Six hours later, in a parking lot illuminated by candles, Gonzales – clad in black and with a fresh military buzz cut – was surrounded by hundreds of mourners, including Texas Gov. Greg Abbott, as he led the first worship service since Kelley, 26, had slaughtered 25 First Baptist congregants, eight of them children and teenagers.
“I propose we take a pact, right here, in this small town, that evil will not prevail,” Gonzales said. “That right here in the heart of Texas, this community, Sutherland Springs in Wilson County, will be stronger than ever!”
“Amen,” the teary mourners replied.
At Gonzales’s impromptu gathering – and at multiple prayer vigils and memorials that followed, including one that featured Vice President Mike Pence and a “prayer strategist” – a similar sequence unfolded: sorrow-filled remembrances, vows of support, calls for faith and fiery condemnations of evil, followed by gospel music, shouts of “Hallelujah!,” streaming tears and hands reached high.
Absent from each event in a community that strongly believes in gun ownership and self-defense was any mention of firearms or their role in the massacre – Kelley was wounded and sent fleeing by a nearby resident with a rifle similar to his – replaced by a steady stream of people offering their “thoughts and prayers.”
The lack of discussion about guns and the use of the thoughts-and-prayers mantra drew strong reactions from the political left and the gun-control lobby.
Rep. Pramila Jayapal, D-Wash., noted that Sutherland Springs victims “were praying when it happened.”
“They don’t need our prayers,” Jayapal wrote on Twitter. “They need us to address gun violence and pass sensible legislation.”
Many Sutherland Springs residents said they consider prayer a deep and concrete response to the tragedy.

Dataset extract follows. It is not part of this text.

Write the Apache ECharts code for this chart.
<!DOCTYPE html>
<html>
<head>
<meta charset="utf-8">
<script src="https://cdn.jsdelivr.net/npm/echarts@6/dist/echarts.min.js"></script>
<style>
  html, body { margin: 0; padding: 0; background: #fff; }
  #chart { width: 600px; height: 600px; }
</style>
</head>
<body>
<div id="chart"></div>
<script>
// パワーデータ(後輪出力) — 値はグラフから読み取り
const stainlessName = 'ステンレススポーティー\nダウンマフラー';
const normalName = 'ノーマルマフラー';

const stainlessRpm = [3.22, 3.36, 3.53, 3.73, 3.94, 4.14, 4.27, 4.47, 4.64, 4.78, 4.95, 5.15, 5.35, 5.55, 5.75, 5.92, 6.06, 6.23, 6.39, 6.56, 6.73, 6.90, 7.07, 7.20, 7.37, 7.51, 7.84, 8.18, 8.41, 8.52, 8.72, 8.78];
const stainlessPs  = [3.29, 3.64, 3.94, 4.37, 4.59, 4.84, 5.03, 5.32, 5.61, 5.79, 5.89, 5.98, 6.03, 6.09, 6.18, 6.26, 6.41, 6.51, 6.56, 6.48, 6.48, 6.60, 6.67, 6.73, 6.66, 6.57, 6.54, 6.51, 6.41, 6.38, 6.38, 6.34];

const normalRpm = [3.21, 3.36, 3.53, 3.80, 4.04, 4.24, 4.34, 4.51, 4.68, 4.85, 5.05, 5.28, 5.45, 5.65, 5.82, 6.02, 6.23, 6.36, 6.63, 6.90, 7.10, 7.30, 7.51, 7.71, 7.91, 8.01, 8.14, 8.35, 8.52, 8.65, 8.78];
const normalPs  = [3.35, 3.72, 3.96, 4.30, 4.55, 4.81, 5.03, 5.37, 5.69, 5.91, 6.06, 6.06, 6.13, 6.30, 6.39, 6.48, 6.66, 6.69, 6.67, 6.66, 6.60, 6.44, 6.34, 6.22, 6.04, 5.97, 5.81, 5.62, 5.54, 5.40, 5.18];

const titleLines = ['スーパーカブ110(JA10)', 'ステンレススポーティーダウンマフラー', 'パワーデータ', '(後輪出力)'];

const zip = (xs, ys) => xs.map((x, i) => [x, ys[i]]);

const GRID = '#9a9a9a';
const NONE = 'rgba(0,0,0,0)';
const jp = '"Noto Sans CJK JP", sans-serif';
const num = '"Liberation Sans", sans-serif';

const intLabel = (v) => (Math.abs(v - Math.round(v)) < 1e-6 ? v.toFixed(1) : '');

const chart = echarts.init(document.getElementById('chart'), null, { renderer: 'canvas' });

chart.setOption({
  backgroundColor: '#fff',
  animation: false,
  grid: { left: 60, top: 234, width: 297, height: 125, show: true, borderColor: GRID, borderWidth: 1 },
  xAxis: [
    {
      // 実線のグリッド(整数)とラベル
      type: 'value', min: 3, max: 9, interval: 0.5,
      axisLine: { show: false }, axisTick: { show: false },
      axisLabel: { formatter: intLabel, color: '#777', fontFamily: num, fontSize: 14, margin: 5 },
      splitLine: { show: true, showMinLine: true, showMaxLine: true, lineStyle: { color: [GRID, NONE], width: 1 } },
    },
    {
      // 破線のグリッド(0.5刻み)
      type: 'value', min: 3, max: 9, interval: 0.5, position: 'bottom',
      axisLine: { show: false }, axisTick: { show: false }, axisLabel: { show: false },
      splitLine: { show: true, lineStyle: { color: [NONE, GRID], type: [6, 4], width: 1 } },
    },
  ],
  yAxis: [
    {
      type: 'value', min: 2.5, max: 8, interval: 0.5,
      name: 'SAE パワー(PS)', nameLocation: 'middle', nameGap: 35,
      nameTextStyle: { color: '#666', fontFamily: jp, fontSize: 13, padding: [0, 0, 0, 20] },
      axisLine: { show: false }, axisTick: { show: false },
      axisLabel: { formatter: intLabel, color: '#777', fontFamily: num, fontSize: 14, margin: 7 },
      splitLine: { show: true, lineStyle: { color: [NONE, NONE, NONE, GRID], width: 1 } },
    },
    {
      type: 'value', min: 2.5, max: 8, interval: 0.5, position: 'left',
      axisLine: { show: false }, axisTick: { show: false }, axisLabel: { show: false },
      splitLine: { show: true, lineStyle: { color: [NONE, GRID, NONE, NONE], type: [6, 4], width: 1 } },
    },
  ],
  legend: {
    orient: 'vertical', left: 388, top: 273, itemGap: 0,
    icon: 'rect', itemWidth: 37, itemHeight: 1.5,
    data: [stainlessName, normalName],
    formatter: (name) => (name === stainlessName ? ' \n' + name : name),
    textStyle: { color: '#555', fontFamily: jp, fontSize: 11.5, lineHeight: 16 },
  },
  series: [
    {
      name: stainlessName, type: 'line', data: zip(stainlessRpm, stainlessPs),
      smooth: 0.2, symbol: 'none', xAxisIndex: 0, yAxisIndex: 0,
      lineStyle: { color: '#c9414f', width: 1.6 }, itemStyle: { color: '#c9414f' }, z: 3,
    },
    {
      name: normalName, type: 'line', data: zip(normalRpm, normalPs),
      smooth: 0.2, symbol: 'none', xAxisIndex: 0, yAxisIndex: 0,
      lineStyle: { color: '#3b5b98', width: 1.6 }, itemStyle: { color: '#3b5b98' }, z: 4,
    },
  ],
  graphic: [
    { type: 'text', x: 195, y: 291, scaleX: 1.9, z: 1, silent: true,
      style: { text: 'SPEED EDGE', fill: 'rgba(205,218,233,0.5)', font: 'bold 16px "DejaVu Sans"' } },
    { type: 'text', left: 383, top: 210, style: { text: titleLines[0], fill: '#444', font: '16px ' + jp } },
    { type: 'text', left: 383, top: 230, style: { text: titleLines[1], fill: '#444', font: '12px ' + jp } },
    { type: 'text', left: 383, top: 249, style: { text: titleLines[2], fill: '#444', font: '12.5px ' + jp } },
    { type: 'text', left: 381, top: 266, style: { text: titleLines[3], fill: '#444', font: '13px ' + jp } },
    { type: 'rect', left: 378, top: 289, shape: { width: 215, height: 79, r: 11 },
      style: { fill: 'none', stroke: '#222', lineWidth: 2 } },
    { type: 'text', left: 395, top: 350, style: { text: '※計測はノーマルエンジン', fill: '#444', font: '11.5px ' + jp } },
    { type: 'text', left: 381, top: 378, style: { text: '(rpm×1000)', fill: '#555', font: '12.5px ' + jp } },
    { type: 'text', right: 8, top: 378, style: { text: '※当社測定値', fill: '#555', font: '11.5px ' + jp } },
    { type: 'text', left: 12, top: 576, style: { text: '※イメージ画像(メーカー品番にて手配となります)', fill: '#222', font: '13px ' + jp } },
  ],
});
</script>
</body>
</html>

The shooting was the result of a deranged individual, they said, not the type of weapon he used. To prevent another mass killing, they argued, society has to start by changing the culture that conditioned the killer. That starts with prayer, they said.
Several days after she survived the First Baptist Church shooting, Rosanne Solis holed up in her dimly lit trailer at the end of a quiet neighborhood street in Sutherland Springs. Recovering from a shoulder wound, Solis is pondering death as well, namely, how she narrowly avoided it.
The hydrocodone pills have numbed most of the physical pain, but the emotional pain has only just begun. She’s having trouble focusing, she said, her thoughts filled with horrific flashes from Sunday’s violence. Overall, she said, she’s not doing very well.
“I’m still shocked by the fact that all these children died. I knew all of them that were in there,” she said, before nodding toward her boyfriend, Joaquin Ramirez, who was grazed by a bullet inside the church. “I feel guilty because we survived and they didn’t. It’s God’s way, but I don’t understand God at all.”
Between trips to the doctor and to the store, she’s forced to change her bandages at least three times a day, and she’ll have permanent physical reminders of what happened in that church. “The doctors said it will take at least a year to heal,” she said. “The bullet went straight through and left a big, deep hole.